Da distribuição em conjunto e das várias cadeias de supermercados tivemos o silêncio. Nem uma palavra, nem uma atitude, nem uma resposta sobre o preço do leite. Apenas as mesmas promoções, os mesmos preços baixos, a desvalorização de sempre. Pelo contrário, nos ovos ou na carne de frango, a situação foi diferente. O custo da alimentação dos animais subiu, o preço ao público subiu. Simples. No leite, ninguém é capaz de dar o primeiro passo, nem um grupo económico que é dono de uma vacaria, compra o restante leite diretamente aos produtores, tem uma fábrica e uma enorme cadeia de supermercados. Controla todo o processo e aparentemente ainda faz as promoções mais agressivas. Com que objetivo?

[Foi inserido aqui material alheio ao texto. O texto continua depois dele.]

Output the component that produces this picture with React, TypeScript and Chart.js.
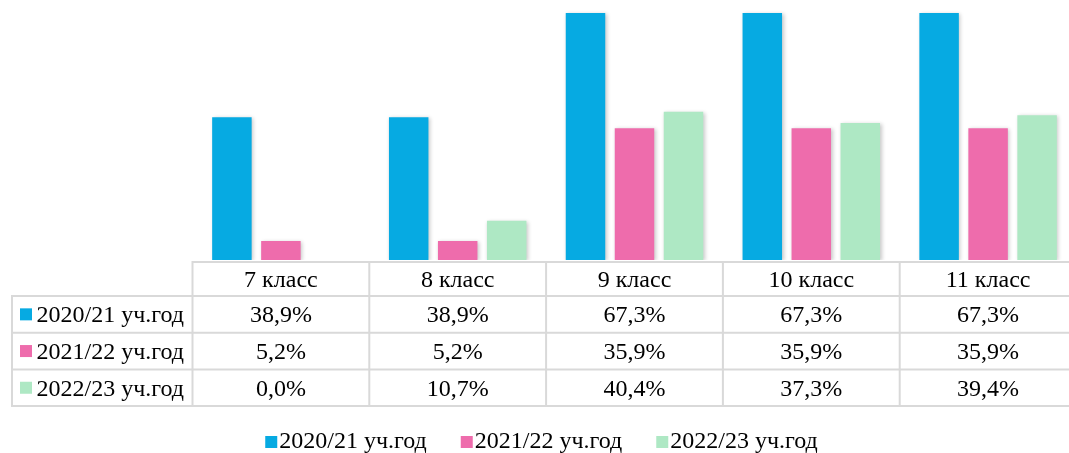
import React, { useEffect, useRef } from "react";
import { Chart, registerables } from "chart.js";

Chart.register(...registerables);

const categories = ["7 класс", "8 класс", "9 класс", "10 класс", "11 класс"];
const seriesLabels = ["2020/21 уч.год", "2021/22 уч.год", "2022/23 уч.год"];
const series2020 = [38.9, 38.9, 67.3, 67.3, 67.3];
const series2021 = [5.2, 5.2, 35.9, 35.9, 35.9];
const series2022 = [0.0, 10.7, 40.4, 37.3, 39.4];
const seriesColors = ["#06AAE2", "#EE6CAC", "#AEE8C4"];

const FONT = '"Liberation Serif", "Times New Roman", serif';
const fmt = (v: number) => v.toFixed(1).replace(".", ",") + "%";

const shadowPlugin = {
  id: "barShadow",
  beforeDatasetsDraw(chart: any) {
    const ctx = chart.ctx;
    ctx.save();
    ctx.shadowColor = "rgba(0,0,0,0.22)";
    ctx.shadowBlur = 4;
    ctx.shadowOffsetX = 1.5;
    ctx.shadowOffsetY = 1;
  },
  afterDatasetsDraw(chart: any) {
    chart.ctx.restore();
  },
};

const tablePlugin = {
  id: "dataTable",
  afterDraw(chart: any) {
    const ctx = chart.ctx;
    const xs = chart.scales.x;
    const n = categories.length;
    const colW = (chart.chartArea.right - chart.chartArea.left) / n;
    const top = 262;
    const headH = 34;
    const rowH = 36.7;
    const labelLeft = 12;
    const tableRight = chart.width;
    const rows = [series2020, series2021, series2022];
    const bottom = top + headH + rows.length * rowH;

    ctx.save();
    ctx.strokeStyle = "#d9d9d9";
    ctx.lineWidth = 2;
    ctx.beginPath();
    ctx.moveTo(chart.chartArea.left - 1, top);
    ctx.lineTo(tableRight, top);
    for (let r = 0; r <= rows.length; r++) {
      const y = top + headH + r * rowH;
      ctx.moveTo(labelLeft - 1, y);
      ctx.lineTo(tableRight, y);
    }
    ctx.moveTo(labelLeft, top + headH);
    ctx.lineTo(labelLeft, bottom);
    for (let i = 0; i <= n; i++) {
      const xx = i === n ? xs.getPixelForValue(n - 1) + colW / 2 : xs.getPixelForValue(i) - colW / 2;
      ctx.moveTo(xx, top);
      ctx.lineTo(xx, bottom);
    }
    ctx.stroke();

    ctx.fillStyle = "#000";
    ctx.textAlign = "center";
    ctx.textBaseline = "alphabetic";
    const fs = 24;
    ctx.font = `${fs}px ${FONT}`;
    for (let i = 0; i < n; i++) {
      const cx = xs.getPixelForValue(i);
      ctx.fillText(categories[i], cx, top + headH / 2 + 0.33 * fs);
      rows.forEach((vals, r) => {
        const cy = top + headH + r * rowH + rowH / 2;
        ctx.fillText(fmt(vals[i]), cx, cy + 0.33 * fs);
      });
    }
    ctx.textAlign = "left";
    rows.forEach((_, r) => {
      const cy = top + headH + r * rowH + rowH / 2;
      ctx.fillStyle = seriesColors[r];
      ctx.fillRect(20, cy - 6, 12, 12);
      ctx.fillStyle = "#000";
      ctx.fillText(seriesLabels[r], 36.5, cy + 0.33 * fs);
    });

    // legend
    const lfs = 24;
    ctx.font = `${lfs}px ${FONT}`;
    const gap = 34;
    const widths = seriesLabels.map((l) => 12 + 2 + ctx.measureText(l).width);
    const total = widths.reduce((a, b) => a + b, 0) + gap * (widths.length - 1);
    let x = 541.5 - total / 2;
    const ly = 442;
    seriesLabels.forEach((l, k) => {
      ctx.fillStyle = seriesColors[k];
      ctx.fillRect(x, ly - 6, 12, 12);
      ctx.fillStyle = "#000";
      ctx.fillText(l, x + 14, 447.7);
      x += widths[k] + gap;
    });
    ctx.restore();
  },
};

export default function App() {
  const ref = useRef<HTMLCanvasElement | null>(null);
  useEffect(() => {
    document.body.style.margin = "0";
    if (!ref.current) return;
    const chart = new Chart(ref.current, {
      type: "bar",
      data: {
        labels: categories,
        datasets: [series2020, series2021, series2022].map((d, k) => ({
          label: seriesLabels[k],
          data: d,
          backgroundColor: seriesColors[k],
          borderWidth: 0,
          categoryPercentage: 0.8314,
          barPercentage: 0.806,
        })),
      },
      options: {
        responsive: false,
        animation: false,
        events: [],
        layout: { padding: { left: 192.5, right: 3.5, top: 3, bottom: 193 } },
        plugins: { legend: { display: false }, tooltip: { enabled: false } },
        scales: {
          x: { display: false, offset: true, grid: { display: false } },
          y: { display: false, min: 0, max: 70 },
        },
      },
      plugins: [shadowPlugin, tablePlugin],
    });
    return () => chart.destroy();
  }, []);
  return (
    <div style={{ width: 1069, height: 453, overflow: "hidden", background: "#fff" }}>
      <canvas ref={ref} width={1080} height={453} style={{ display: "block" }} />
    </div>
  );
}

Onde é que isto vai parar?

“Quando os elefantes lutam, a erva é que fica pisada”. “Quando o mar bate na rocha, quem se lixa é o mexilhão”. Aqui o mexilhão somos nós, agricultores e produtores de leite.

Quando percebemos que não nos ouvem, resta-nos tirar os tratores do campo e sair à estrada até sermos ouvidos. Fizemos tudo o que era possível para não chegar a este ponto. Espero encontrar rapidamente boa vontade para ultrapassarmos esta situação que está a matar a produção de leite em Portugal.

Carlos Neves

Agricultor, produtor de leite e secretário geral da Aprolep.